Примерно без двадцати девять Неверс спустился по лестнице губернаторского дворца. Пересек площадь с пальмами, остановился поглазеть на скромный памятник Виктору Югу[30], позволил чистильщику добавить блеска своим сапогам и, обогнув Ботанический сад, приблизился к дому Френзине, весьма вместительному, зеленого цвета, с толстыми стенами из необожженного кирпича.
Чопорная привратница провела его по длинным коридорам, через подпольную винокурню, и на пороге гостиной, устланной пурпурными коврами и сияющей позолоченной резьбой на стенах, объявила о его приходе. Там было человек двадцать. Неверс запомнил немногих: хозяев дома – господина Френзине, его супругу и дочь Карлоту, девочку двенадцати-тринадцати лет, – все тучные, низенькие, плотные, розовые, – и некоего господина Ламберта, который прижал его к горке с пирожными и спросил, не считает ли он, что главное в человеке – чувство собственного достоинства (Неверс всполошился, поняв, что тот ждет ответа, но тут вмешался другой гость: «Вы правы, поведение губернатора…»). Неверс отошел. Ему хотелось послушать о губернаторе, но он не желал ввязываться в интриги. Неверс повторил про себя фразу незнакомца, фразу Ламберта, заключил, что «всякая вещь есть символ всякой другой вещи» и остался доволен собой. Запомнил он и некую госпожу Верне. Она томно ходила кругами, и Неверс подошел с ней поговорить. Сразу узнал о том, как возвысился Френзине: еще вчера подметал пол в питейном заведении, а сегодня – «король» местных золотых приисков. Выяснил, что Ламберт – комендант островов и что Педро Кастель, губернатор, сам расположился на островах, а коменданта отправил в Кайенну. Это неприемлемо, Кайенна всегда являлась центром управления. Но Кастель всегда идет против правил, он хочет оставаться один на один с заключенными… Еще эта госпожа осудила Кастеля за то, что он пишет и публикует в престижных специальных журналах короткие стихотворения в прозе.

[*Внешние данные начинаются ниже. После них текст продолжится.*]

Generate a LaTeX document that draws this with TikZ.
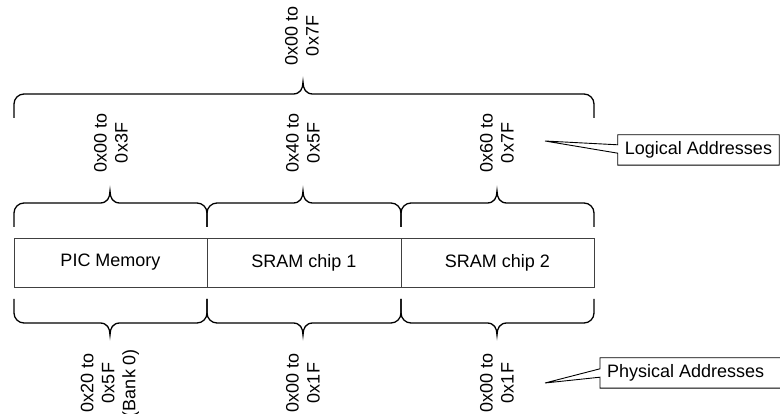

Перешли в столовую. Справа от Неверса сидела госпожа Френзине, слева – жена президента Банка Гвианы, а напротив, за четырьмя гвоздичками, изгибавшимися арками над высокой вазой синего стекла, – Карлота, дочь хозяев дома. Вначале постоянно звучал смех, было весьма оживленно. Неверс заметил, что вокруг него разговор затихал. Правда, по его собственному признанию, он сам не отвечал, когда к нему обращались, а старался припомнить то, что вычитал вечером в «Ларуссе». Преодолев «амнезию», Неверс с энтузиазмом обрушил на гостей свои знания: он заговорил о страже порядка Бентаме, который написал «Защиту лихвы», изобрел гедонистический подсчет общей суммы счастья и тюрьмы-паноптиконы; помянул также систему бесполезных принудительных работ и унылые застенки Оберна. Вроде бы отметил невзначай, как гости, едва он умолкал, спешили сменить тему, но лишь позднее ему пришло на ум, что вряд ли было уместно в таком обществе рассуждать о тюрьмах. Неверс совсем запутался, уже не воспринимал того немногого, о чем говорилось вокруг него, как вдруг из уст госпожи Френзине услышал (так ночью мы слышим собственный крик и просыпаемся) имя: Рене Гиль. Неверс «поясняет»: Я-то сам хоть в обмороке, хоть в бреду могу вспомнить поэта, но то, что о нем упомянула госпожа Френзине, было удивительно. Он спросил ее довольно дерзко:
– Разве вы знаете Гиля?
– Да как не знать-то? Не сосчитать, сколько раз я сидела у него на коленях, в кафе моего отца, в Марселе. Я тогда была девчонкой… барышней то есть.